Intensivstationen stehen vor dem Kollaps
Experten aus unterschiedlichen Wissensgebieten zeigen sich darüber alarmiert. "Dass Lockdown und Ausgangssperren für die Politik ein solches Tabuthema sind, ist infektiologisch irrational", sagt Wendtner dem "Spiegel". "Ich sehe kein anderes probates Mittel, was jetzt in dieser Situation schnell helfen könnte."
Denn noch immer sind etwa 14 Prozent der Über-60-Jährigen in Deutschland ungeimpft. Etwa 270.000 Corona-Patienten könnten bei einer vollständigen Durchseuchung der Bevölkerung intensivpflichtig werden, errechnete Christian Karagiannidis, Präsident der Deutschen Gesellschaft für Internistische Intensivmedizin – dabei würde schon ein Bruchteil davon reichen, um das Gesundheitssystem kollabieren zu lassen.
Experten fordern Lockdown – auch für Geimpfte und Genesene
Bei einer Expertenanhörung im Bundestag am Montag erklärte auch die Physikerin Viola Priesemann vom Max-Planck-Institut, dass der derzeit geplante Maßnahmenkatalog der Ampel "nicht reichen wird, um die Fallzahlen runterzubringen". Wenn man jedoch "alle Register" der Coronabekämpfung vom letzten Jahr ziehe und den R-Wert (der angibt, wie viele andere Menschen ein Infizierter im Durchschnitt jeweils ansteckt) auf 0,7 senke, so Priesemann, könne man mit nur zwei Wochen harter Maßnahmen die Belegung der Intensivstationen um rund 30 Prozent reduzieren.
Viele Experten sprechen sich dagegen aus, Lockdown-Maßnahmen für Geimpfte und Genesene von vorneherein auszuschließen. Er galt in der Pandemie bisher als letzte Notbremse, um die Fallzahlen zu senken und die Krankenhäuser vor dem Kollaps zu bewahren. Der Virologe Christian Drosten sagte bei der Anhörung im Bundestag ebenfalls, ein "zusätzlicher Schutzschild" zu den Maßnahmen sei nötig. Und der "laufe über die Freiheit, sich zu treffen".

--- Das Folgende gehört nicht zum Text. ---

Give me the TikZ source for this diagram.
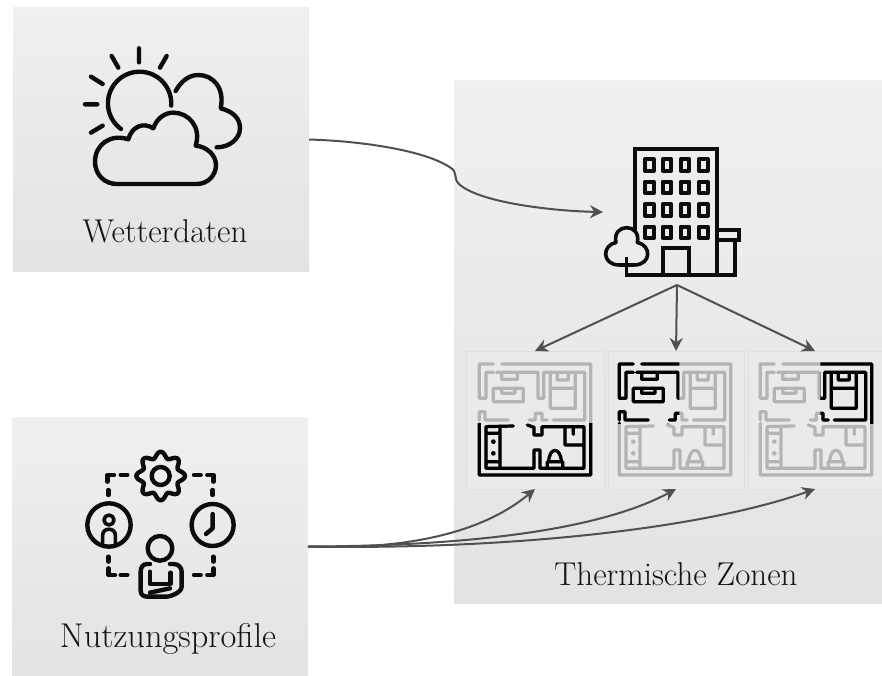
\documentclass[tikz,border=0pt]{standalone}
\usepackage{fontspec}
\usetikzlibrary{arrows.meta}
\definecolor{arrowgrey}{HTML}{505050}
\definecolor{planoff}{HTML}{B4B4B4}
\definecolor{cellfill}{HTML}{EAEAEA}
\definecolor{cellline}{HTML}{E0E0E0}
\definecolor{icon}{HTML}{0C0C0C}
\tikzset{
  panel/.style={shade,top color=#1,bottom color=black!11,inner sep=0pt,outer sep=0pt,anchor=north west},
  panel/.default={black!6},
  anchorbox/.style={inner sep=0pt,outer sep=0pt},
  cell/.style={fill=cellfill,draw=cellline,line width=0.8pt,inner sep=0pt,outer sep=0pt},
  label/.style={font=\fontsize{33}{36}\selectfont,text=black!92},
  flow/.style={draw=arrowgrey,line width=2pt,-{Stealth[length=13pt,width=13pt]}},
  iconline/.style={draw=icon,line width=4.4pt,line cap=round,line join=round},
  planline/.style={line width=3.2pt,line cap=round,line join=round},
  u/.style={x=1pt,y=1pt,xscale=0.3333,yscale=-0.3333}
}
\newcommand{\planpaths}[1]{%
  \draw[planline,draw=#1]
    (100,72)--(58,72)--(58,175)--(78,175)--(78,97)--(100,97)
    (125,72)--(392,72)--(392,405)--(58,405)--(58,250)
    (392,250)--(392,72)
    (110,97)--(234,97)--(234,175)--(251,175)--(251,97)--(374,97)--(374,240)--(280,240)
    (100,145)--(100,185)--(190,185)--(190,145)--cycle
    (125,145)--(125,160)--(165,160)--(165,145)
    (125,97)--(125,118)--(172,118)--(172,97)
    (271,97)--(271,205)--(346,205)--(346,97)
    (271,145)--(346,145)
    (292,100)--(292,120)--(325,120)--(325,100)
    (58,240)--(58,215)--(75,215)--(75,240)--(145,240)
    (208,240)--(226,240)--(226,220)--(246,220)--(246,240)--(262,240)
    (78,260)--(160,258)
    (78,260)--(78,385)--(222,385)--(222,330)--(240,330)--(240,385)--(372,385)--(372,260)--(246,260)--(246,285)--(222,285)--(222,262)--(202,255)
    (120,262)--(120,385)
    (78,280)--(120,280)
    (78,365)--(120,365)
    (315,262)--(315,315)--(372,315)
    (340,262)--(340,283)
    (262,385)--(262,365)--(308,365)--(308,385)
    (266,365)..controls(268,320)and(302,320)..(304,365);
  \fill[#1] (100,305) circle (7) (100,340) circle (7);
}
\newcommand{\planicon}[3]{%
  \begin{scope}[shift={(#1,340)},u]
    \planpaths{planoff}
    \begin{scope}
      \clip #2;
      \planpaths{#3}
    \end{scope}
  \end{scope}
}
\begin{document}
\begin{tikzpicture}[x=1pt,y=-1pt]
\useasboundingbox (0,0) rectangle (882,676);
\fill[white] (0,0) rectangle (882,676);
% panels
\node[panel,minimum width=296pt,minimum height=263pt] (wetter) at (13,8) {};
\node[panel,minimum width=296pt,minimum height=259pt] (nutz) at (12,417) {};
\node[panel,minimum width=428pt,minimum height=522pt] (zonen) at (454,81) {};
% plan cells
\node[cell,minimum width=138pt,minimum height=138pt] (planA) at (535,420) {};
\node[cell,minimum width=136pt,minimum height=138pt] (planB) at (676,420) {};
\node[cell,minimum width=134pt,minimum height=138pt] (planC) at (815,420) {};
\node[anchorbox,minimum width=148pt,minimum height=146pt] (building) at (677,212) {};
% plans
\planicon{460}{(0,250) rectangle (500,500)}{black}
\planicon{600}{(0,0) rectangle (238,250)}{black}
\planicon{741}{(238,0) rectangle (500,250)}{black}
% weather icon
\begin{scope}[shift={(60,30)},u]
  \draw[iconline]
    (237,55)--(237,97) (155,78)--(175,113) (320,78)--(300,113)
    (93,140)--(128,162) (75,223)--(112,223) (93,308)--(128,287);
  \draw[iconline] (183,297) arc[start angle=126,end angle=364,radius=95];
  \draw[iconline] (347,183) .. controls (365,150) and (390,135) .. (415,135)
    .. controls (460,135) and (495,175) .. (482,235)
    .. controls (520,245) and (540,265) .. (540,295)
    .. controls (540,325) and (510,352) .. (470,352);
  \draw[iconline] (170,462)--(410,462)
    .. controls (445,462) and (468,435) .. (468,405)
    .. controls (468,375) and (440,350) .. (407,347)
    .. controls (425,290) and (385,248) .. (340,248)
    .. controls (315,248) and (290,265) .. (280,295)
    .. controls (250,275) and (215,290) .. (205,328)
    .. controls (150,310) and (105,345) .. (105,395)
    .. controls (105,435) and (135,462) .. (170,462) -- cycle;
\end{scope}
% building icon
\begin{scope}[shift={(590,130)},u]
  \draw[iconline,line width=3.8pt,line cap=butt,line join=miter]
    (135,300)--(135,57)--(380,57)--(380,435)
    (110,435)--(435,435)--(435,330)
    (380,300)--(448,300)--(448,330)--(380,330)
    (218,435)--(218,355)--(298,355)--(298,435);
  \foreach \wx in {178,231,285,340}
    \foreach \wy in {105,172,240,307}
      \draw[iconline,line width=4.2pt,line cap=butt] (\wx-13,\wy-17) rectangle (\wx+13,\wy+17);
  \draw[iconline,line width=3.6pt] (88,405)
    .. controls (35,405) and (35,345) .. (78,338)
    .. controls (65,278) and (155,278) .. (142,338)
    .. controls (185,345) and (185,405) .. (132,405) -- (88,405);
  \draw[iconline,line width=3.6pt,line cap=butt] (110,380)--(110,440);
\end{scope}
% people icon
\begin{scope}[shift={(70,440)},u]
  \draw[iconline,smooth] plot[domain=0:360,samples=97] ({272+(64+9*cos(8*\x))*cos(\x)},{108+(64+9*cos(8*\x))*sin(\x)}) -- cycle;
  \draw[iconline] (272,108) circle (27);
  \draw[iconline]
    (112,125)--(112,105)--(132,105) (152,105)--(172,105) (115,150)--(115,165)
    (372,105)--(392,105) (412,105)--(430,105)--(430,125) (428,150)--(428,165)
    (115,350)--(115,365) (115,385)--(115,405)--(135,405) (152,405)--(172,405)
    (430,350)--(430,365) (430,385)--(430,405)--(412,405) (372,405)--(392,405);
  \draw[iconline] (117,255) circle (65);
  \draw[iconline,line width=3.6pt] (117,240) circle (15);
  \draw[iconline,line width=3.6pt] (98,312)--(98,285) .. controls (98,262) and (136,262) .. (136,285)--(136,312);
  \draw[iconline] (428,255) circle (63);
  \draw[iconline] (428,222)--(428,265)--(408,282);
  \draw[iconline] (270,325) circle (37);
  \draw[iconline] (240,372)--(232,372) .. controls (218,372) and (212,382) .. (212,395)
    --(212,452) .. controls (212,464) and (220,470) .. (232,470)
    --(290,470) .. controls (300,470) and (335,458) .. (335,440)
    --(335,395) .. controls (335,382) and (325,372) .. (310,372)--(300,372);
  \draw[iconline] (240,395)--(240,432)--(302,432)--(302,398);
  \draw[iconline] (240,458)--(300,445);
\end{scope}
% labels
\node[label,anchorbox] (wlabel) at (165,231) {Wetterdaten};
\node[label,anchorbox,font=\fontsize{34.4}{37}\selectfont] (nlabel) at (168,639) {Nutzungsprofile};
\node[label,anchorbox] (zlabel) at (676,574) {Thermische Zonen};
% connectors
\draw[flow] (wetter.east) .. controls (360,141) and (425,150) .. (451,168)
  .. controls (458,173) and (453,178) .. (459,184)
  .. controls (478,202) and (550,211) .. (building.west);
\draw[flow] (building.south) -- (planA.north);
\draw[flow] (building.south) -- (planB.north);
\draw[flow] (building.south) -- (planC.north);
\draw[flow] (nutz.east) .. controls (400,550) and (480,535) .. (planA.south);
\draw[flow] (nutz.east) .. controls (470,546) and (600,530) .. (planB.south);
\draw[flow] (nutz.east) .. controls (500,550) and (700,530) .. (planC.south);
\end{tikzpicture}
\end{document}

"Wir sind mitten in einer Notlage"
Kritik gibt es auch dafür, die epidemische Notlage überhaupt auslaufen zu lassen. Bayerns Gesundheitsminister Klaus Holetschek, zugleich Vorsitzender der Gesundheitsministerkonferenz, sagte dem "Redaktionsnetzwerk Deutschland": "Dass die Ampel-Parteien am Ende der epidemischen Lage festhalten wollen, ist für mich nach wie vor unerklärlich." Das passe nicht zusammen, so Holetschek. "Die Zahlen steigen rasant. Die Intensivstationen laufen voll. Unser Gesundheitssystem steht vor dem Kollaps. Damit ist klar: Wir sind mitten in einer Notlage."